The 10 year bright line test was effectively a narrow property based CGT that was simple and seemed to work well and so should be reinstated on top of a WT or LT.
It was also quite simple to track in the LINZ databases by the IRD. The only thing that they could have done better would have to been to force a withholding in property transfers where the status of the property might be in doubt. Make that part of the conveyancing legislation.
A declaration being required by the property owner and/or the conveyancer (ie simple property records) being required before the transaction could finalize. That would make the liability for any subsequent collection by the IRD quite clear for the courts. Especially since making a false declaration in itself would be a criminal offence.
That would remove any disincentive of long litigation for the IRD. They could simply start a criminal process against whoever tried to deceive them using the crown prosecutor for fraud. Part of the fraud process would have been to collect the proceeds of crime. Much simpler than a civil case
After all we don’t want to increase size of the IRD. We just want to make the consequences of avoiding the tax extremely risky and throw the onus of making a false declaration on the perpetrator.
"Income tax" 60% of all! tax is paid by middle income earners. Note whenever someone says the wealthy pay a major proportion of tax they carefully exclude the many other taxes such as GST. And another form of taxation, user pays fees for State services.
Also leaving out the fact that the wealthy have benefited hugely by living in a tax funded functional society. The tax they pay is likely a fraction of the real cost of the State, tax, funded largess that their wealth depends on. For example, parks, roads, sewerage, water supplies, transport and all the other supplies from the commons, that underpin spiralling real estate prices.

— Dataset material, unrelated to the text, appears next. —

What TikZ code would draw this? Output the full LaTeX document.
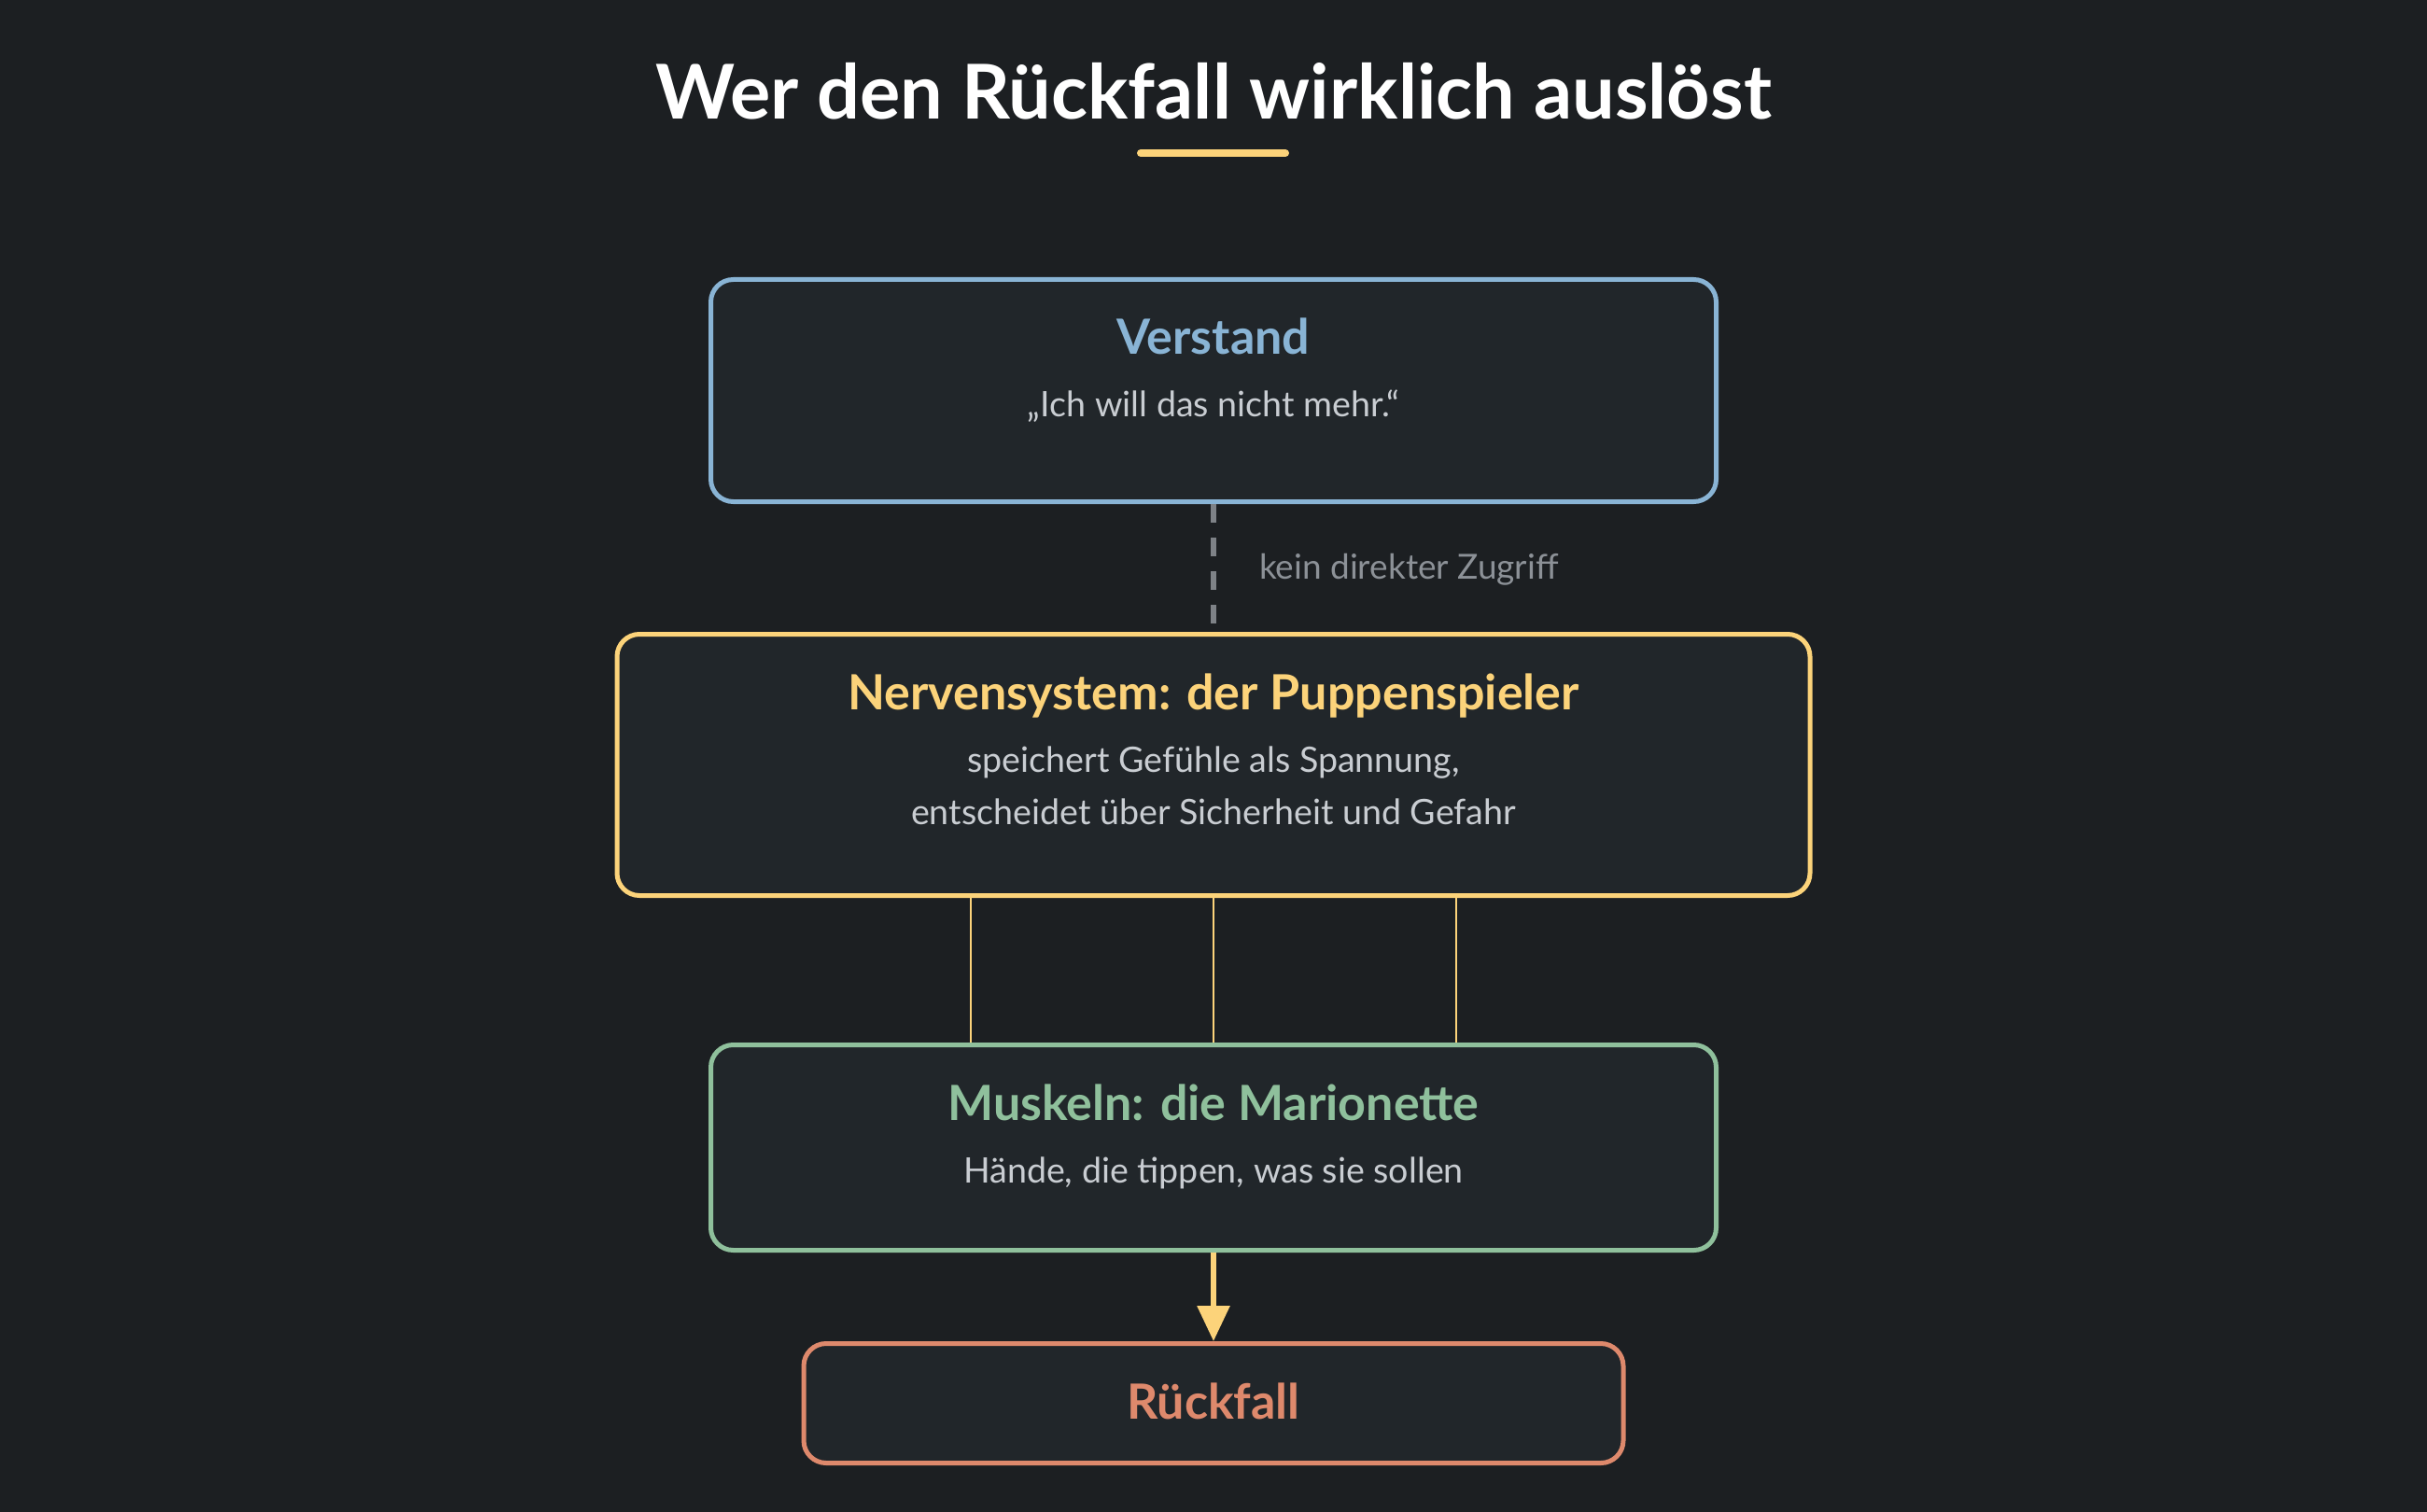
\documentclass[tikz,border=0pt]{standalone}
\usepackage{fontspec}
\setmainfont{Lato}
\usetikzlibrary{arrows.meta}

\definecolor{bgdark}{HTML}{1C1F22}
\definecolor{boxfill}{HTML}{21262A}
\definecolor{blueline}{HTML}{89B4D5}
\definecolor{yellowline}{HTML}{FCD37A}
\definecolor{greenline}{HTML}{8FC09C}
\definecolor{salmonline}{HTML}{DE896C}
\definecolor{subgray}{HTML}{C9CDD2}
\definecolor{dashgray}{HTML}{7E8287}
\definecolor{labelgray}{HTML}{8C9197}

\begin{document}
\begin{tikzpicture}[x=0.5pt,y=-0.5pt,
    card/.style={draw=#1,fill=boxfill,line width=2.5pt,rounded corners=12pt,inner sep=0pt},
    head/.style={anchor=base,text=#1,font=\bfseries\fontsize{26}{31}\selectfont},
    sub/.style={anchor=base,text=subgray,font=\fontsize{18.8}{22}\selectfont}]
      \fill[bgdark] (0,0) rectangle (2600,1620);
      \useasboundingbox (0,0) rectangle (2600,1620);

      % title
      \node[anchor=base,text=white,font=\bfseries\fontsize{40.5}{46}\selectfont] (title) at (1300,128) {Wer den Rückfall wirklich auslöst};
      \draw[yellowline,line width=4pt,line cap=round] (1222,164) -- (1377,164);

      % boxes
      \node[card=blueline,minimum width=538.5pt,minimum height=119pt] (verstand) at (1300,418.5) {};
      \node[card=yellowline,minimum width=639pt,minimum height=140pt] (nerven) at (1300,819.5) {};
      \node[card=greenline,minimum width=538.5pt,minimum height=110pt] (muskeln) at (1300,1229.5) {};
      \node[card=salmonline,minimum width=439pt,minimum height=64pt] (rueckfall) at (1300,1503.5) {};

      % texts
      \node[head=blueline] (verstandhead) at (1300,380) {Verstand};
      \node[sub] (verstandsub) at (1300,447) {„Ich will das nicht mehr.“};
      \node[head=yellowline] (nervenhead) at (1300,760) {Nervensystem: der Puppenspieler};
      \node[sub] (nervensub) at (1300,827) {speichert Gefühle als Spannung,};
      \node[sub] (nervensubb) at (1300,883) {entscheidet über Sicherheit und Gefahr};
      \node[head=greenline] (muskelnhead) at (1300,1200) {Muskeln: die Marionette};
      \node[sub] (muskelnsub) at (1300,1267) {Hände, die tippen, was sie sollen};
      \node[head=salmonline] (rueckfallhead) at (1300,1520) {Rückfall};

      % connectors
      \draw[dashgray,line width=3pt,dash pattern=on 10pt off 8pt] (verstand.south) -- (nerven.north);
      \node[anchor=base west,text=labelgray,font=\fontsize{18.5}{22}\selectfont] (zugriff) at (1342,620) {kein direkter Zugriff};
      \foreach \dx in {-130pt,0pt,130pt}
        \draw[yellowline,line width=1.2pt] ([xshift=\dx]nerven.south) -- ([xshift=\dx]muskeln.north);
      \draw[yellowline,line width=3pt,-{Triangle[width=17pt,length=19pt]}] (muskeln.south) -- (rueckfall.north);
    \end{tikzpicture}
\end{document}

Raeward Fresh is for rich people?
https://www.govt.nz/browse/family-and-whanau/financial-help-for-your-family/
What the Raeward Fresh team is making for New Years Eve this year!
I'm partial to Brie, but wouldn't touch Whitestone's Mt Domet with a barge pole.
Welcome to 2024 everyone.
Your point, assuming you do have one?
And a prosperous New Year to you too, Robin
Can't remember the name of the song my grandmother used to sing, but I remember the line "The Rich get rich and the Poor get children".
How prophetic…
Line in The Great Gatsby.
A literal interpretation of Mathew 13:12 for the prosperity christians is what we are headed for.
"For to the one who has, more will be given, and he will have an abundance, but from the one who has not, even what he has will be taken away."
Tricle up economics .
Otara Millionaires Club land of Plenty. Or there is no drepression in New Zealand.